A step-by-step guide on how to make a box seat cushion. This article will provide with picture guided illustrations of the two most commonly used techniques to make this type of cushion

By Temoor DarPublished 3 months ago 4 min read

(Please ignore the bad lighting/editing or white cut-offs done on the images in this article, as the images were taken from a very old and classical book from my library)

(Links to certain terms and methods are highlighted in a different colour. Click the link and it will take you the article accordingly)

Box seat cushions padded with deep foam make comfortable and easy-to-clean accessories for wicker, metal or wooden chairs, or for benches and garden seats that are used outside the home or in a conservatory.

Use a robust fabric, such as a furnishing cotton for the cover. This will keep its shape and be simple to clean. To make it easy to remove the inner pad for cleaning, fit a full-length zip in a welt along one side of the cushion.

Simple Box Cushion

When making a box cushion, give added strength and a neat edging to the chosen furnishing fabric by piping the seams. Depending on the nature of the chair, it may also be a good idea to help secure the cushion in place with self-fabric ties.

When measuring up, allow sufficient fabric for the top and bottom panels, the wide welt, and the piping, as well as any ties. You will also need piping cord, a zip tracing paper for pattern making, a felt-tip pen, a sharp long-edged kitchen knife for cutting out the foam pad, and the basic sewing kit,

1. Tracing Pattern: Trace the seat area for the box seat cushion. Transfer the traced pattern onto a sheet of white paper.

2. Measuring Sides: Pin the pattern to the fabric and cut out the top and bottom panels of the cover with a 1.5 cm (1/4 in) seam allowance. Measure around the edge of the seat cushion pattern to find the length of piping and fabric needed for the welt. Make two lengths of piping, adding 5 cm (2 in) for joins.

Safety Notice

As there are people out there who are just beginning on their journey of complete home furnishing.
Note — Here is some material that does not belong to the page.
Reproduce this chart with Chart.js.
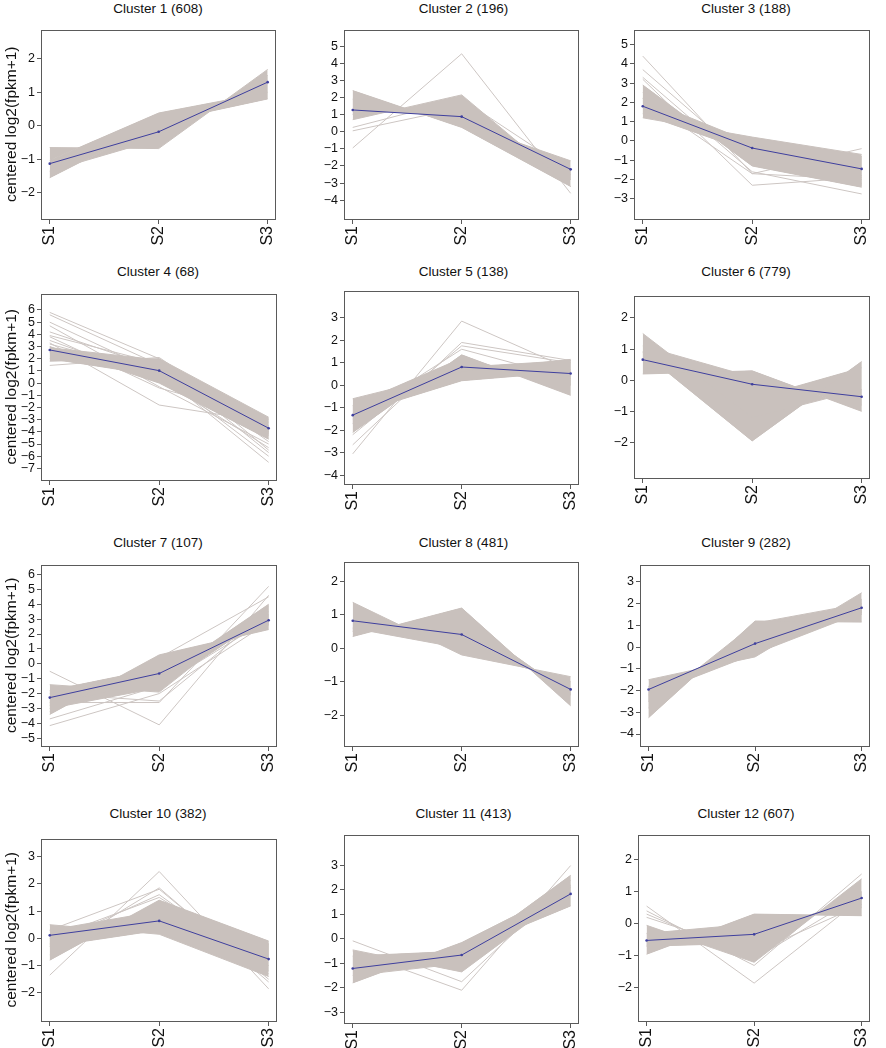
<!DOCTYPE html>
<html><head><meta charset="utf-8">
<script src="https://cdn.jsdelivr.net/npm/chart.js@4.4.0/dist/chart.umd.min.js"></script>
<style>
body{margin:0;background:#fff;width:886px;height:1048px;position:relative;overflow:hidden;font-family:"Liberation Sans",Arial,sans-serif;}
.panel{position:absolute;}
.ttl{position:absolute;font-size:13.5px;color:#111;white-space:nowrap;transform:translate(-50%,-50%);}
</style></head><body>
<script>
// ---------- data ----------
const samples = ['S1', 'S2', 'S3'];
const sampleX = [1, 2, 3];
const clusterCounts = [608, 196, 188, 68, 138, 779, 107, 481, 282, 382, 413, 607];

const c1Mean = [-1.13, -0.18, 1.30];
const c1Band = [[-0.65, -0.68, 1.68], [-1.03, 0.38, 1.00], [-1.55, 0.10, 0.80], [-1.35, -0.40, 1.50]];
const c1Extra = [];
const c1Ticks = [-2, -1, 0, 1, 2];

const c2Mean = [1.27, 0.88, -2.20];
const c2Band = [[0.7, 2.15, -3.2], [2.4, 0.25, -3.2], [1.3, 0.9, -2.2], [1.0, 1.7, -2.8], [1.9, 0.5, -1.7]];
const c2Extra = [[-0.95, 4.55, -3.6], [0.05, 1.4, -2.5], [0.25, 1.9, -2.3]];
const c2Ticks = [-4, -3, -2, -1, 0, 1, 2, 3, 4, 5];

const c3Mean = [1.80, -0.37, -1.45];
const c3Band = [[1.2, 0.2, -0.7], [2.9, -1.3, -2.4], [2.5, -0.9, -1.8], [1.4, -0.6, -0.8], [1.8, -0.4, -1.45], [2.2, -0.1, -2.3]];
const c3Extra = [[4.4, -1.7, -2.0], [3.7, -1.2, -2.2], [3.2, -2.3, -1.9], [3.3, -1.6, -2.75], [2.2, -1.7, -0.4]];
const c3Ticks = [-3, -2, -1, 0, 1, 2, 3, 4, 5];

const c4Mean = [2.72, 1.02, -3.70];
const c4Band = [[1.8, 2.0, -2.8], [3.0, 0.0, -4.6], [2.5, 1.2, -3.5], [2.0, 0.6, -4.2], [2.9, 1.9, -3.0]];
const c4Extra = [[5.8, 2.0, -5.5], [5.6, 1.5, -5.7], [5.0, 0.8, -6.5], [4.7, -0.3, -5.0], [3.9, 1.6, -4.8], [3.5, 0.3, -5.3],
                 [3.3, -1.8, -3.2], [1.45, 2.1, -4.0], [3.2, 0.8, -6.0], [4.2, 1.2, -4.3], [3.8, -0.4, -2.9]];
const c4Ticks = [-7, -6, -5, -4, -3, -2, -1, 0, 1, 2, 3, 4, 5, 6];

const c5Mean = [-1.33, 0.81, 0.52];
const c5Band = [[-0.6, 0.6, 1.15], [-2.1, 1.35, -0.45], [-1.3, 0.2, 0.6], [-0.9, 1.2, 0.0], [-1.7, 0.8, 1.1], [-1.35, 0.8, 0.5]];
const c5Extra = [[-3.05, 2.85, 0.7], [-2.65, 1.9, 1.1], [-2.2, 1.75, 1.0], [-1.5, 1.6, 0.3]];
const c5Ticks = [-4, -3, -2, -1, 0, 1, 2, 3];

const c6Mean = [0.66, -0.13, -0.53];
const c6Band = [[1.5, -1.2, -0.3], [0.2, 0.3, -1.0], [0.9, -1.95, 0.6], [0.9, -0.6, 0.4], [0.65, -0.12, -0.53], [1.1, 0.1, -0.8]];
const c6Extra = [];
const c6Ticks = [-2, -1, 0, 1, 2];

const c7Mean = [-2.27, -0.65, 2.93];
const c7Band = [[-1.4, -1.9, 3.9], [-3.4, 0.6, 2.3], [-2.3, -0.65, 2.9], [-2.8, -1.0, 4.0], [-1.8, -0.3, 2.6], [-3.0, -1.6, 3.3]];
const c7Extra = [[-3.7, -1.5, 3.0], [-4.15, -2.0, 2.8], [-0.5, -4.1, 4.6], [-2.6, -2.6, 5.2], [-3.2, 0.4, 4.5], [-2.0, -2.5, 3.5]];
const c7Ticks = [-5, -4, -3, -2, -1, 0, 1, 2, 3, 4, 5, 6];

const c8Mean = [0.82, 0.41, -1.23];
const c8Band = [[1.37, -0.2, -0.85], [0.35, 1.2, -1.72], [0.8, 0.4, -1.22], [0.5, 0.9, -1.4], [0.6, 0.0, -1.0]];
const c8Extra = [];
const c8Ticks = [-2, -1, 0, 1, 2];

const c9Mean = [-1.95, 0.16, 1.81];
const c9Band = [[-1.5, -0.45, 2.5], [-3.25, 1.2, 1.15], [-1.95, 0.15, 1.8], [-2.5, 0.6, 1.5], [-1.8, -0.2, 2.2], [-2.2, -0.3, 1.6], [-2.8, 1.1, 2.0]];
const c9Extra = [];
const c9Ticks = [-4, -3, -2, -1, 0, 1, 2, 3];

const c10Mean = [0.11, 0.64, -0.76];
const c10Band = [[0.5, 0.15, -1.4], [-0.8, 1.4, -0.1], [0.1, 0.65, -0.75], [-0.3, 0.3, -0.2], [0.3, 1.0, -1.2]];
const c10Extra = [[-1.35, 2.45, -1.85], [-0.6, 1.85, -1.6], [0.3, 1.8, -1.5], [-0.2, 1.6, -1.3], [0.0, 1.5, -1.0]];
const c10Ticks = [-2, -1, 0, 1, 2, 3];

const c11Mean = [-1.21, -0.66, 1.84];
const c11Band = [[-0.45, -1.35, 1.95], [-1.8, -0.15, 2.1], [-1.2, -0.65, 2.6], [-0.7, -0.5, 1.35], [-1.5, -1.0, 2.2]];
const c11Extra = [[-0.08, -1.75, 2.4], [-0.5, -2.1, 3.0]];
const c11Ticks = [-3, -2, -1, 0, 1, 2, 3];

const c12Mean = [-0.52, -0.33, 0.80];
const c12Band = [[-0.05, -1.2, 1.4], [-0.95, 0.3, 0.25], [-0.5, -0.3, 0.8], [-0.7, -0.6, 1.0], [-0.3, 0.0, 0.5]];
const c12Extra = [[0.55, -1.85, 0.8], [0.4, -1.3, 1.55], [0.3, -1.1, 0.9], [0.2, -0.9, 0.6]];
const c12Ticks = [-2, -1, 0, 1, 2];

const yLimits = [[-2.78, 2.87], [-5.1, 5.97], [-4.05, 5.78], [-7.95, 7.35], [-4.39, 4.21], [-3.14, 2.72],
                 [-5.52, 6.67], [-2.92, 2.59], [-4.55, 3.8], [-3.03, 3.66], [-3.44, 4.27], [-3.03, 2.78]];

const means = [c1Mean, c2Mean, c3Mean, c4Mean, c5Mean, c6Mean, c7Mean, c8Mean, c9Mean, c10Mean, c11Mean, c12Mean];
const bands = [c1Band, c2Band, c3Band, c4Band, c5Band, c6Band, c7Band, c8Band, c9Band, c10Band, c11Band, c12Band];
const extras = [c1Extra, c2Extra, c3Extra, c4Extra, c5Extra, c6Extra, c7Extra, c8Extra, c9Extra, c10Extra, c11Extra, c12Extra];
const yTicks = [c1Ticks, c2Ticks, c3Ticks, c4Ticks, c5Ticks, c6Ticks, c7Ticks, c8Ticks, c9Ticks, c10Ticks, c11Ticks, c12Ticks];

// ---------- layout ----------
const boxes = [[41, 22, 286, 217], [344, 22, 589, 217], [634, 22, 880, 217],
               [41, 286, 287, 478], [344, 283, 589, 482], [634, 288, 880, 476],
               [41, 557, 287, 744], [344, 554, 589, 744], [640, 557, 880, 744],
               [41, 831, 287, 1019], [344, 827, 589, 1021], [638, 827, 880, 1019]];
const rowTitleY = [8, 271, 542, 813];
const colTitleX = [158, 463.5, 746];

const FONT = '"Liberation Sans", Arial, sans-serif';
const GRAY = '#c9c1bd', GRAY2 = '#cdc6c3', BLUE = '#3e3f9e', AXIS = '#5a5a5a', TXT = '#111';

const boxPlugin = {
  id: 'box',
  afterDraw(chart) {
    const a = chart.chartArea, c = chart.ctx;
    c.save();
    c.strokeStyle = AXIS; c.lineWidth = 1;
    c.strokeRect(Math.round(a.left) + 0.5, Math.round(a.top) + 0.5, Math.round(a.right - a.left) - 1, Math.round(a.bottom - a.top) - 1);
    c.restore();
  }
};

function pts(v) { return v.map((y, i) => ({ x: sampleX[i], y })); }
function fmt(v) { return v < 0 ? '\u2212' + Math.abs(v) : String(v); }

for (let k = 0; k < 12; k++) {
  const [L, T, R, B] = boxes[k];
  const W = R - L + 44, H = B - T + 40;
  const div = document.createElement('div');
  div.className = 'panel';
  div.style.left = (L - 41) + 'px';
  div.style.top = (T - 2) + 'px';
  const cv = document.createElement('canvas');
  cv.width = W; cv.height = H;
  cv.style.width = W + 'px'; cv.style.height = H + 'px';
  div.appendChild(cv);
  document.body.appendChild(div);

  const t = document.createElement('div');
  t.className = 'ttl';
  t.textContent = 'Cluster ' + (k + 1) + ' (' + clusterCounts[k] + ')';
  t.style.left = colTitleX[k % 3] + 'px';
  t.style.top = rowTitleY[Math.floor(k / 3)] + 'px';
  document.body.appendChild(t);

  const ds = [{ data: pts(means[k]), borderColor: BLUE, borderWidth: 1, pointRadius: 1.3,
                pointBackgroundColor: BLUE, pointBorderWidth: 0, fill: false }];
  const band = bands[k];
  band.forEach((v, i) => ds.push({ data: pts(v), borderColor: GRAY, backgroundColor: GRAY, borderWidth: 1,
                                   pointRadius: 0, fill: i < band.length - 1 ? '+1' : false }));
  extras[k].forEach(v => ds.push({ data: pts(v), borderColor: GRAY2, borderWidth: 1, pointRadius: 0, fill: false }));

  const isLeft = k % 3 === 0;
  new Chart(cv, {
    type: 'line',
    data: { datasets: ds },
    options: {
      responsive: false, animation: false,
      layout: { padding: { top: 2, right: 3, left: 0, bottom: 0 } },
      elements: { line: { tension: 0 } },
      plugins: { legend: { display: false }, tooltip: { enabled: false } },
      scales: {
        x: {
          type: 'linear', min: 0.92, max: 3.08,
          afterBuildTicks: s => { s.ticks = sampleX.map(v => ({ value: v })); },
          afterFit: s => { s.height = 36; },
          ticks: { callback: (v, i) => samples[i], minRotation: 90, maxRotation: 90, autoSkip: false,
                   font: { size: 16, family: FONT }, color: TXT, padding: 2 },
          grid: { drawOnChartArea: false, drawTicks: true, tickLength: 5, color: AXIS },
          border: { display: false }
        },
        y: {
          type: 'linear', min: yLimits[k][0], max: yLimits[k][1],
          afterBuildTicks: s => { s.ticks = yTicks[k].map(v => ({ value: v })); },
          afterFit: s => { s.width = 41; },
          ticks: { callback: v => fmt(v), font: { size: 12.5, family: FONT }, color: TXT, padding: 2, autoSkip: false },
          grid: { drawOnChartArea: false, drawTicks: true, tickLength: 4, color: AXIS },
          border: { display: false },
          title: { display: isLeft, text: 'centered log2(fpkm+1)', font: { size: 15.5, family: FONT }, color: TXT,
                   padding: { top: 2, bottom: 0 } }
        }
      }
    },
    plugins: [boxPlugin]
  });
}
</script></body></html>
I would advise taking great care when it comes to dealing with sharp knives, scissors and especially pins.

3. Cutting Foam: Lay the seat pattern on the foam and draw its outline on the pad with a felt-tip pen. cut the foam to size with a sharp kitchen knife or an electric carving knife.

4. Fitting Welt: Cut fabric to the length of three cushion sides plus 3 cm (1 1/4 in), and the depth plus 3 cm (1 1/4 in). For the fourth side, where the zip will be, cut two pieces of fabric to the length of the side, plus 3 cm (1 1/4 in), and half the depth plus 3 cm (1 1/4 in).

Fix a zip between these pieces in a seam. If you can get a long zip, extending the zipped panel slightly around the corners of the cushion makes it easy to insert and remove the pad. Pin together the welt sections. Check that the welt fits snugly around the pad.

5. Sewing Welt to Top Panel: Attach the piping to the top and bottom cushion panels. Place the welt and the top panel of the cover right sides together, edges aligning. Pin, tack, and sew the welt to the panel. Remove the tacking stitches.

6. Attaching Base: With the zip open, pin, tack, and sew the welt and the bottom panel right sides together. Remove the tacking stitches, and clip the corners. Turn the cover right sides out and press it. Insert the pad, Pushing it firmly into the corners.

Safety Notice

Where silicon padded gloves if necessary and make sure you use a pin cushion for all your collection of pins. Stay away from the fireplace in your house, as the majority of the fabrics are highly flammable.

Other Fillings and Decorations

They are made for use exclusively inside the home, for example on a sofa or a window seat. Box seat cushions stuffed with a polyester or feather-filled padding, proves to be more comfortable than if stuffed with foam.

For feather fillings, an inner pad cover of a feather-proof fabric is necessary. Box cushions can be attractively finished with buttoning or tufting on the top and bottom panels, or by quilting the welt.

Quilting the Welt

You can give a deep-sided box seat cushion a decorative finish by quilting the welt when making up the cushion cover. To make up the quilted sides, you will need the fabric itself, plus wadding to pad the quilting, and muslin to back the welt. For this technique, you will also need the basic sewing kit.

For the cushion filling, you can choose between foam, feathers, or polyester. To make a box seat cushion with a quilted welt, construct the cushion cover as opposite, but when you come to make up the welt, substitute the following technique.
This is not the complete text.